Black History Month: A Lifestyle of Remembrance

“Hold fast to dreams, for if dreams die, life is a broken winged bird that cannot fly.”
—Langston Hughes

Black History Month. It’s about more than the history of our past. It’s about the black men and women who strive to reach a brighter future amidst the discrimination and oppression of today. It’s about their fight for basic respect and dignity, and asking for nothing apart from their inalienable human rights.

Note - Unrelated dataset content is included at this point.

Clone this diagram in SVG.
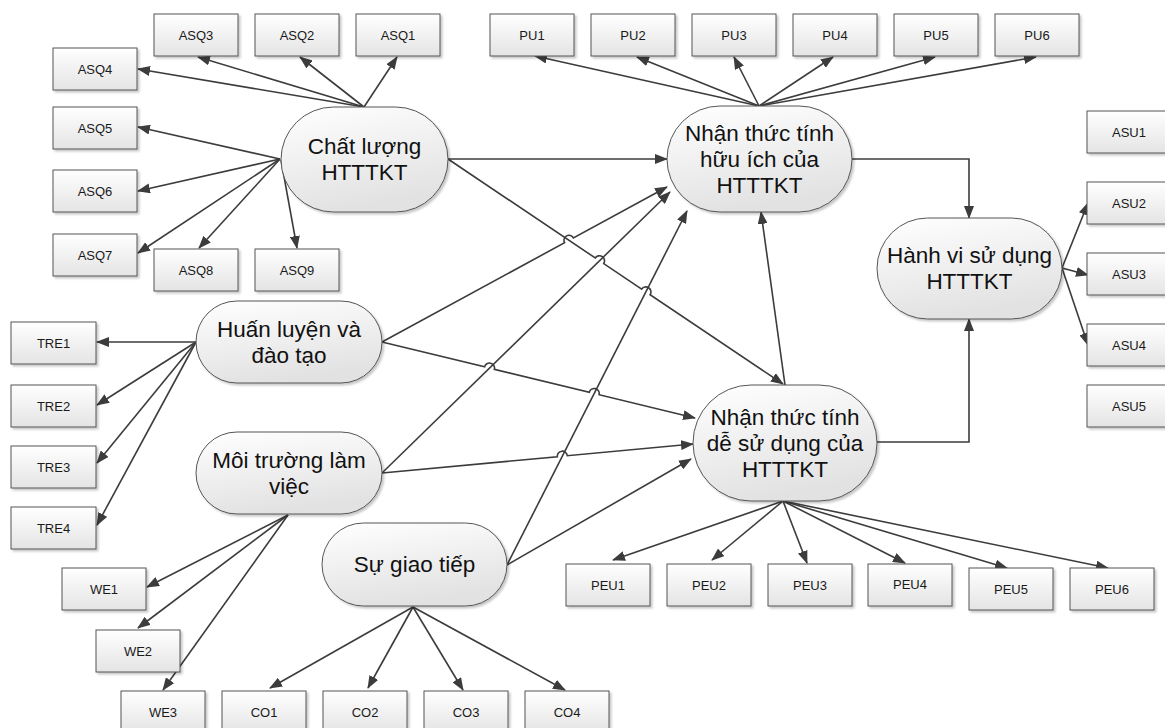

Among these undefeated are the people running black owned businesses. In fact, black women control about 1.3 million businesses within the US, exemplifying growth of over 300% since 1997. Despite this powerful news, African Americans who make up about 13% of the US population, only own about 7% of the United States’ businesses. Moreover, most of these black owned businesses fail within the first year and a half of opening due to lack of exposure, capital, and business acumen. It’s an uphill battle. Even so, these business owners have started a journey to create a name for themselves and leave a legacy of success and determination, rather than wallow in pity against insurmountable odds. Their history is our history, and our history will guide us into the future.

In 2019, we faced the longest government shutdown in history. Over 800,000 people were affected. People could not find work, government contracts were put on hold, and many struggled to pay their monthly obligations. It would have been easy to give up. Yet, some chose another way. Two African American sisters, Jaqi Wright and Nikki Howard, banded together to come up with a new way to make ends meet for their families. More commonly known as the Furlough Cheesecake Sisters, these ladies started their own business selling cheesecake to the public. They quickly found success and support, with publicity from Ellen Degeneres and local Washington DC radio stations like WKYS 93.9. These women stood as hope not only for the minority community, but also for every single government worker or government contractor.

Another African American run business, Gourmonade, serves freshly squeezed love and lemonade to those passing through the Bay Area of California. Vicktor Stevenson owns and runs the stand, evolving the business from pop up appearances and event catering. Stevenson remembers one incident where he was checking the security system of his newly opened business, when four police officers approached him asking for identification. They stated they were responding to a reported break in. Stevenson felt the weight of racist motives behind a call to the cops while he was minding his own business. However, he refused to let the incident deter him from progress, and continues to operate with success.

Success can be hard to come by. However, as we take time this month to remember those who have paved the way for all people, especially minorities, we can find ways to support each other’s success. We can do so by supporting black owned businesses. By reading African American literature. By visiting African American museums and donating to them to keep our rich history alive. Supporting black owned businesses helps ensure that we give them a chance to make the present more successful than the past. It’s one way to take a stand for what is right as a human being. We must continue to do the same daily; go make the world a better place. It doesn’t just stop with one month. It’s a lifestyle of remembrance.